After selecting the Local tab, the Epson iPrint app says that it can't find a local printer on the WiFi network.


----------



## steve32mids

If you're trying to add a network printer at the office, you'll usually need the name of the printer. If you can't find it, contact your network administrator.

Open Devices and Printers by clicking the Start button, and then, on the Start menu, clicking Devices and Printers.

Click Add a printer.

In the Add Printer wizard, click Add a network, wireless or Bluetooth printer.

In the list of available printers, select the one you want to use, and then click Next. (If your computer is connected to a network, only printers listed in Active Directory for your domain are displayed in the list.)

If prompted, install the printer driver on your computer by clicking Install driver. Administrator permission required If you're prompted for an administrator password or confirmation, type the password or provide confirmation.
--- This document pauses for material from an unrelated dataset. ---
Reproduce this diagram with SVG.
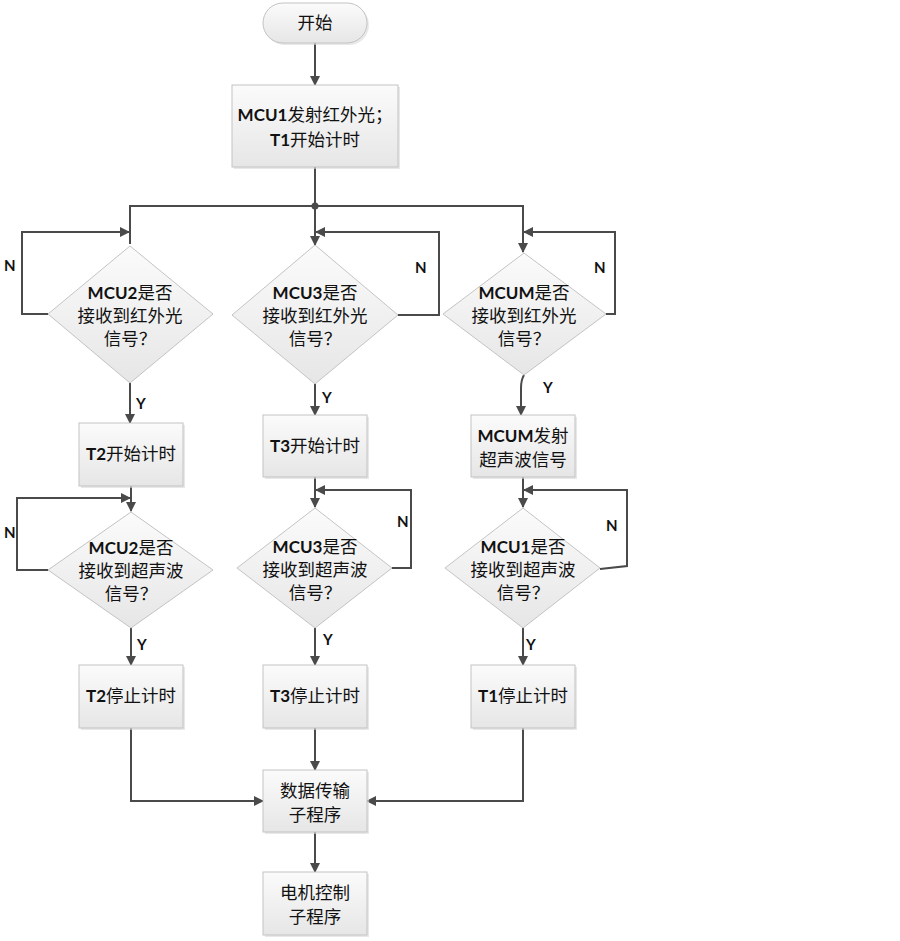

Complete the additional steps in the wizard, and then click Finish


----------



## Jeff 42

Printer is installed and working fine with all computers on the network. I just can't get the Epson iPrint app on my smartphone to find the printer.


----------



## sobeit

not sure if you can print via usb. also not sure why the wifes workplace will not allow printer drivers installed if she is required to print work related documents. 

There is another option - give google cloud print a try.

Google - Cloud Print


----------



## Jeff 42

I have verified that printing via USB is not possible. I found out that WiFi and USB can be used at the same time, which solved the problem.


----------